Raw records -

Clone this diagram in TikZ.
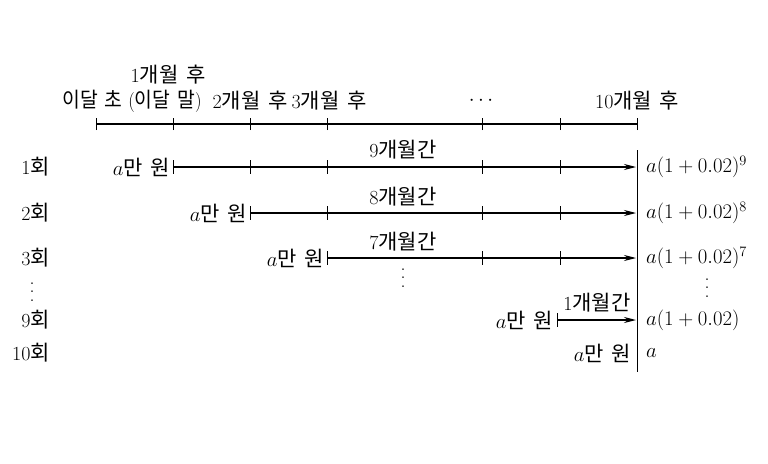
\documentclass[tikz,border=0pt]{standalone}
\usepackage{fontspec}
\usepackage{graphicx}
\newfontfamily\kr{Noto Sans CJK KR}[Scale=1.05,WordSpace=1.6]
\usetikzlibrary{arrows.meta}
\newcommand{\myvdots}{\vbox{\baselineskip=8.5pt\lineskiplimit=0pt\hbox{.}\hbox{.}\hbox{.}}}
\begin{document}
\begin{tikzpicture}[x=1pt,y=-1pt,
  lbl/.style={inner sep=0pt,font=\fontsize{20}{22}\selectfont},
  dts/.style={inner sep=0pt,font=\fontsize{20}{22}\selectfont},
  mth/.style={inner sep=0pt,font=\fontsize{20}{22}\selectfont,anchor=west},
  tl/.style={line width=1.1pt},
  arr/.style={line width=1.1pt,-{Stealth[length=12pt,width=6pt]}},
  tk/.style={line width=0.7pt}]
\useasboundingbox (0,0) rectangle (768,463);
% top timeline
\coordinate (t0) at (96,124);
\coordinate (t1) at (173,124);
\coordinate (t2) at (250,124);
\coordinate (t3) at (327,124);
\coordinate (t8) at (482,124);
\coordinate (t9) at (560,124);
\coordinate (t10) at (637,124);
\draw[tl] (t0) -- (t10);
\foreach \p in {t0,t1,t2,t3,t8,t9,t10} \draw[tk] ([yshift=-6]\p) -- ([yshift=6]\p);
\node[lbl] (l0) at (132,101) {\scalebox{0.92}[1]{{\kr 이달 초} ({\kr 이달 말})}};
\node[lbl] (l1) at (168,75) {1{\kr 개월 후}};
\node[lbl] (l2) at (250,101) {2{\kr 개월 후}};
\node[lbl] (l3) at (329,101) {3{\kr 개월 후}};
\node[lbl] (ld) at (481,101) {$\cdots$};
\node[lbl] (l10) at (637,101) {10{\kr 개월 후}};
% vertical line
\coordinate (va) at (637,150);
\coordinate (vb) at (637,372);
\draw[line width=0.7pt] (va) -- (vb);
% rows
\node[lbl,anchor=east] (r1) at (50,167) {1{\kr 회}};
\node[lbl,anchor=east] (r2) at (50,213) {2{\kr 회}};
\node[lbl,anchor=east] (r3) at (50,258) {3{\kr 회}};
\node[lbl,anchor=east] (r9) at (50,320) {9{\kr 회}};
\node[lbl,anchor=east] (r10) at (50,353) {10{\kr 회}};
\node[dts] (rd) at (32,292) {\myvdots};
% row 1
\coordinate (a1) at (173,167); \coordinate (b1) at (636,167);
\node[lbl,anchor=east] (m1) at (170,167) {$a${\kr 만 원}};
\draw[arr] (a1) -- (b1);
\foreach \x in {173,250,327,482,560} \draw[tk] (\x,160) -- (\x,174);
\node[lbl] (g1) at (403,150) {9{\kr 개월간}};
\node[mth] (e1) at (646,167) {$a(1+0.02)^9$};
% row 2
\coordinate (a2) at (250,213); \coordinate (b2) at (636,213);
\node[lbl,anchor=east] (m2) at (247,213) {$a${\kr 만 원}};
\draw[arr] (a2) -- (b2);
\foreach \x in {250,327,482,560} \draw[tk] (\x,206) -- (\x,220);
\node[lbl] (g2) at (403,197) {8{\kr 개월간}};
\node[mth] (e2) at (646,213) {$a(1+0.02)^8$};
% row 3
\coordinate (a3) at (327,258); \coordinate (b3) at (636,258);
\node[lbl,anchor=east] (m3) at (324,258) {$a${\kr 만 원}};
\draw[arr] (a3) -- (b3);
\foreach \x in {327,482,560} \draw[tk] (\x,251) -- (\x,265);
\node[lbl] (g3) at (403,242) {7{\kr 개월간}};
\node[mth] (e3) at (646,258) {$a(1+0.02)^7$};
\node[dts] (md) at (403,278) {\myvdots};
\node[dts] (ed) at (707,288) {\myvdots};
% row 9
\coordinate (a9) at (557,320); \coordinate (b9) at (636,320);
\node[lbl,anchor=east] (m9) at (553,320) {$a${\kr 만 원}};
\draw[arr] (a9) -- (b9);
\draw[tk] (557,313) -- (557,327);
\node[lbl] (g9) at (597,303) {1{\kr 개월간}};
\node[mth] (e9) at (646,320) {$a(1+0.02)$};
% row 10
\node[lbl,anchor=east] (m10) at (631,353) {$a${\kr 만 원}};
\node[mth] (e10) at (646,353) {$a$};
\end{tikzpicture}
\end{document}
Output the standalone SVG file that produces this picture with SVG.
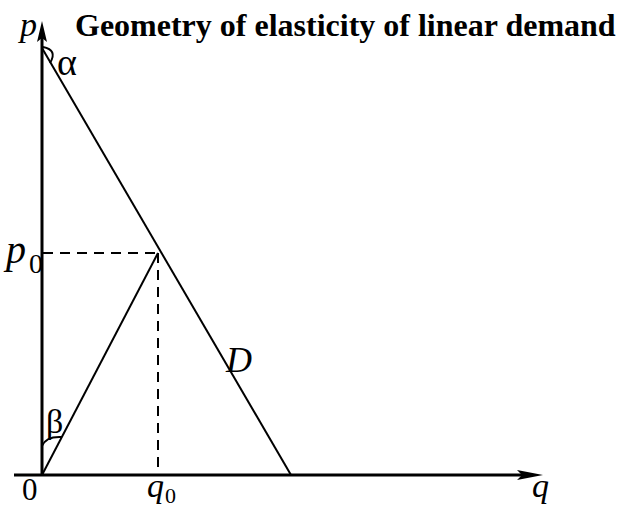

The problem -
Repeat each line of the records above exactly, but do not copy the pictures.

Answer to this problem -
Clone this diagram in TikZ.
\documentclass[tikz,border=0pt]{standalone}
\usepackage{fontspec}
\usepackage{graphicx}
\newfontfamily\kr{Noto Sans CJK KR}[Scale=1.05,WordSpace=1.6]
\usetikzlibrary{arrows.meta}
\newcommand{\myvdots}{\vbox{\baselineskip=8.5pt\lineskiplimit=0pt\hbox{.}\hbox{.}\hbox{.}}}
\begin{document}
\begin{tikzpicture}[x=1pt,y=-1pt,
  lbl/.style={inner sep=0pt,font=\fontsize{20}{22}\selectfont},
  dts/.style={inner sep=0pt,font=\fontsize{20}{22}\selectfont},
  mth/.style={inner sep=0pt,font=\fontsize{20}{22}\selectfont,anchor=west},
  tl/.style={line width=1.1pt},
  arr/.style={line width=1.1pt,-{Stealth[length=12pt,width=6pt]}},
  tk/.style={line width=0.7pt}]
\useasboundingbox (0,0) rectangle (768,463);
% top timeline
\coordinate (t0) at (96,124);
\coordinate (t1) at (173,124);
\coordinate (t2) at (250,124);
\coordinate (t3) at (327,124);
\coordinate (t8) at (482,124);
\coordinate (t9) at (560,124);
\coordinate (t10) at (637,124);
\draw[tl] (t0) -- (t10);
\foreach \p in {t0,t1,t2,t3,t8,t9,t10} \draw[tk] ([yshift=-6]\p) -- ([yshift=6]\p);
\node[lbl] (l0) at (132,101) {\scalebox{0.92}[1]{{\kr 이달 초} ({\kr 이달 말})}};
\node[lbl] (l1) at (168,75) {1{\kr 개월 후}};
\node[lbl] (l2) at (250,101) {2{\kr 개월 후}};
\node[lbl] (l3) at (329,101) {3{\kr 개월 후}};
\node[lbl] (ld) at (481,101) {$\cdots$};
\node[lbl] (l10) at (637,101) {10{\kr 개월 후}};
% vertical line
\coordinate (va) at (637,150);
\coordinate (vb) at (637,372);
\draw[line width=0.7pt] (va) -- (vb);
% rows
\node[lbl,anchor=east] (r1) at (50,167) {1{\kr 회}};
\node[lbl,anchor=east] (r2) at (50,213) {2{\kr 회}};
\node[lbl,anchor=east] (r3) at (50,258) {3{\kr 회}};
\node[lbl,anchor=east] (r9) at (50,320) {9{\kr 회}};
\node[lbl,anchor=east] (r10) at (50,353) {10{\kr 회}};
\node[dts] (rd) at (32,292) {\myvdots};
% row 1
\coordinate (a1) at (173,167); \coordinate (b1) at (636,167);
\node[lbl,anchor=east] (m1) at (170,167) {$a${\kr 만 원}};
\draw[arr] (a1) -- (b1);
\foreach \x in {173,250,327,482,560} \draw[tk] (\x,160) -- (\x,174);
\node[lbl] (g1) at (403,150) {9{\kr 개월간}};
\node[mth] (e1) at (646,167) {$a(1+0.02)^9$};
% row 2
\coordinate (a2) at (250,213); \coordinate (b2) at (636,213);
\node[lbl,anchor=east] (m2) at (247,213) {$a${\kr 만 원}};
\draw[arr] (a2) -- (b2);
\foreach \x in {250,327,482,560} \draw[tk] (\x,206) -- (\x,220);
\node[lbl] (g2) at (403,197) {8{\kr 개월간}};
\node[mth] (e2) at (646,213) {$a(1+0.02)^8$};
% row 3
\coordinate (a3) at (327,258); \coordinate (b3) at (636,258);
\node[lbl,anchor=east] (m3) at (324,258) {$a${\kr 만 원}};
\draw[arr] (a3) -- (b3);
\foreach \x in {327,482,560} \draw[tk] (\x,251) -- (\x,265);
\node[lbl] (g3) at (403,242) {7{\kr 개월간}};
\node[mth] (e3) at (646,258) {$a(1+0.02)^7$};
\node[dts] (md) at (403,278) {\myvdots};
\node[dts] (ed) at (707,288) {\myvdots};
% row 9
\coordinate (a9) at (557,320); \coordinate (b9) at (636,320);
\node[lbl,anchor=east] (m9) at (553,320) {$a${\kr 만 원}};
\draw[arr] (a9) -- (b9);
\draw[tk] (557,313) -- (557,327);
\node[lbl] (g9) at (597,303) {1{\kr 개월간}};
\node[mth] (e9) at (646,320) {$a(1+0.02)$};
% row 10
\node[lbl,anchor=east] (m10) at (631,353) {$a${\kr 만 원}};
\node[mth] (e10) at (646,353) {$a$};
\end{tikzpicture}
\end{document}
Output the standalone SVG file that produces this picture with SVG.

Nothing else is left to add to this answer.